INPUT:
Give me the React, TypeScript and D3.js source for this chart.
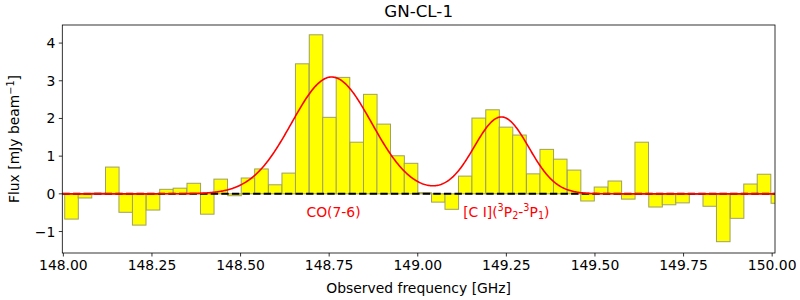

...

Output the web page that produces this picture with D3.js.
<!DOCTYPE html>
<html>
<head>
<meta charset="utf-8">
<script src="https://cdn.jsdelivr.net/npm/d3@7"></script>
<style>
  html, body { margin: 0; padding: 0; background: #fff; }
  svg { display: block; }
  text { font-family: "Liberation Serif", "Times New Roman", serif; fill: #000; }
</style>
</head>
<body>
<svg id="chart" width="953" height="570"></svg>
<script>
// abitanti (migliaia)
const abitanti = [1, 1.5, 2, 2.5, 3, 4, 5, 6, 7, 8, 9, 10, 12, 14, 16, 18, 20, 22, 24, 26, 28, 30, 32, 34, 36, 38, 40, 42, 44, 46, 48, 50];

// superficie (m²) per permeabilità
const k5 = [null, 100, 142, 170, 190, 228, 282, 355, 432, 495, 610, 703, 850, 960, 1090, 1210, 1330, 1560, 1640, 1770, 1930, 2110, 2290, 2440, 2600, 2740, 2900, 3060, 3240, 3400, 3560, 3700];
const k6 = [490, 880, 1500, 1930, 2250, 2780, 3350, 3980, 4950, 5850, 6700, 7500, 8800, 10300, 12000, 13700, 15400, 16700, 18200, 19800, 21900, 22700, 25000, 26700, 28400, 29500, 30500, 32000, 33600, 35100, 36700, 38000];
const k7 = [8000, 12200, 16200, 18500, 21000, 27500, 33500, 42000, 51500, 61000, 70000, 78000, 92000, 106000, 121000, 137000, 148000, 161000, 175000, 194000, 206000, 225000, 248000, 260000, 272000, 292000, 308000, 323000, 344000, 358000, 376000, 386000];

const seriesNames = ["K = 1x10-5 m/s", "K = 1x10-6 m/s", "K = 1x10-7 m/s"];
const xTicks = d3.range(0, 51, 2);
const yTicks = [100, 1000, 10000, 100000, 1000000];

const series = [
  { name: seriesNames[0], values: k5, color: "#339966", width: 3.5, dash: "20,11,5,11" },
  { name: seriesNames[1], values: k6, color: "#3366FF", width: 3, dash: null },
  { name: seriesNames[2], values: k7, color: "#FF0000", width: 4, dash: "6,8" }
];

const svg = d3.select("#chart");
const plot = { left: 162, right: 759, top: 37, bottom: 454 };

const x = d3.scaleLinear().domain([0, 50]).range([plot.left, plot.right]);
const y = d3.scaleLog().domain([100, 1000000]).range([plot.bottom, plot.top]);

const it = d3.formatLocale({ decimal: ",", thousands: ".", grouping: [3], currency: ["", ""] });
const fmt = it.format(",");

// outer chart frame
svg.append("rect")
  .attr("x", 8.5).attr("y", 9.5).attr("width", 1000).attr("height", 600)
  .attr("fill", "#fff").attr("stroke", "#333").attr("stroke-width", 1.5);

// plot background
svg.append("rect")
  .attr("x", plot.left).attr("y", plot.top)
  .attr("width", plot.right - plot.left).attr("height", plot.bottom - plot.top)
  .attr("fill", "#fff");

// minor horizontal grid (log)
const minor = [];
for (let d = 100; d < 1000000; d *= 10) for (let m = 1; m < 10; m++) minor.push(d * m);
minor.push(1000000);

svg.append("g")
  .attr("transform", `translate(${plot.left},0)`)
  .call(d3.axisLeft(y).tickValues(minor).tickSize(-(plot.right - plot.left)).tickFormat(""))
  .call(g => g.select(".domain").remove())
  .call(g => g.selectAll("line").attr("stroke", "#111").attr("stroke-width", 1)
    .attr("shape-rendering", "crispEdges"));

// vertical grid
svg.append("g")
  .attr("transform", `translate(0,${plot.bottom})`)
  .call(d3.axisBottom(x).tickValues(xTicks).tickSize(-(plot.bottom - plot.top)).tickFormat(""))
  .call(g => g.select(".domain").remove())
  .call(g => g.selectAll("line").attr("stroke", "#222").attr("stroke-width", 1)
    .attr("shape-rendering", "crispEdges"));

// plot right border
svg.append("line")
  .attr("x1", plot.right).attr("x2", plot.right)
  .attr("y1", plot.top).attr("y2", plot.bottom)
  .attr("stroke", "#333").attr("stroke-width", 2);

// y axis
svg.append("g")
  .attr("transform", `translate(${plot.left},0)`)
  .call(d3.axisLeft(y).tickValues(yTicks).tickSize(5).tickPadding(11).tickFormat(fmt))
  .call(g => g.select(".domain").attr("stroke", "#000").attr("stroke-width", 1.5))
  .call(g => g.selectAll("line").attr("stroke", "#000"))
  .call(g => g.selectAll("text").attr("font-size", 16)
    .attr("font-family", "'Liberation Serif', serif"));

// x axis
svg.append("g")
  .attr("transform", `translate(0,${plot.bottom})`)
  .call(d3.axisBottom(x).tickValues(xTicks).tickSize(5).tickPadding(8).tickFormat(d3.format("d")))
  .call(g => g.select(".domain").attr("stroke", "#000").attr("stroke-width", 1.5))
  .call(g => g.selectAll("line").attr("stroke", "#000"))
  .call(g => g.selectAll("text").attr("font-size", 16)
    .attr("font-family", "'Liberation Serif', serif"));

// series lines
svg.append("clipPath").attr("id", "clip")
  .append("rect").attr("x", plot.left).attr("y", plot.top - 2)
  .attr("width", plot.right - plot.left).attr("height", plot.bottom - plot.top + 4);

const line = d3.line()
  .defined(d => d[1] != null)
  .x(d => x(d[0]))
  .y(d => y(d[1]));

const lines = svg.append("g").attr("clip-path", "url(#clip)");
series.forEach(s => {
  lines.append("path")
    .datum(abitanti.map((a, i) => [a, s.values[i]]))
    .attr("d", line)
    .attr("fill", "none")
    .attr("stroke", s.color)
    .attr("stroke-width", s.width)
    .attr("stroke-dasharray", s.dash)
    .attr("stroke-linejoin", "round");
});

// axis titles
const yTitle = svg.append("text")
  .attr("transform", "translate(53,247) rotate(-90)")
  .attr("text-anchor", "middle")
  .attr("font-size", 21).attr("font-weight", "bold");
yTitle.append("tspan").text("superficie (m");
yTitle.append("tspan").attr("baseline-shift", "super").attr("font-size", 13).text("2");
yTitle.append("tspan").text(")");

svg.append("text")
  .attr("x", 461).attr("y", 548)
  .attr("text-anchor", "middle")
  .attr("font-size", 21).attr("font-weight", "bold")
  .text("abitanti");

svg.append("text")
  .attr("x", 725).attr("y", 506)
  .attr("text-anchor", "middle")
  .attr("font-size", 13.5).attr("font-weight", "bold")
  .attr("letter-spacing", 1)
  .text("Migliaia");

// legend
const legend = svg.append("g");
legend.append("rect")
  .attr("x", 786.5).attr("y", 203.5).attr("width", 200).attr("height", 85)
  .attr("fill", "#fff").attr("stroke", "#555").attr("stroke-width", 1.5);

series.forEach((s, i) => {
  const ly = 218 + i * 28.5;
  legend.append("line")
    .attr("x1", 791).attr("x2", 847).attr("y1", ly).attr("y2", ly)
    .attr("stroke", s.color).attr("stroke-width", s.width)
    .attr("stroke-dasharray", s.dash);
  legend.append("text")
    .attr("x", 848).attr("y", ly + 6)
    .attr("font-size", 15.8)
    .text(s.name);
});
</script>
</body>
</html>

WRITTEN EXERCISE: In the records, locate each line holding the string "chart" and copy it.

EXERCISE RESPONSE:
Give me the React, TypeScript and D3.js source for this chart.
<svg id="chart" width="953" height="570"></svg>
const svg = d3.select("#chart");
// outer chart frame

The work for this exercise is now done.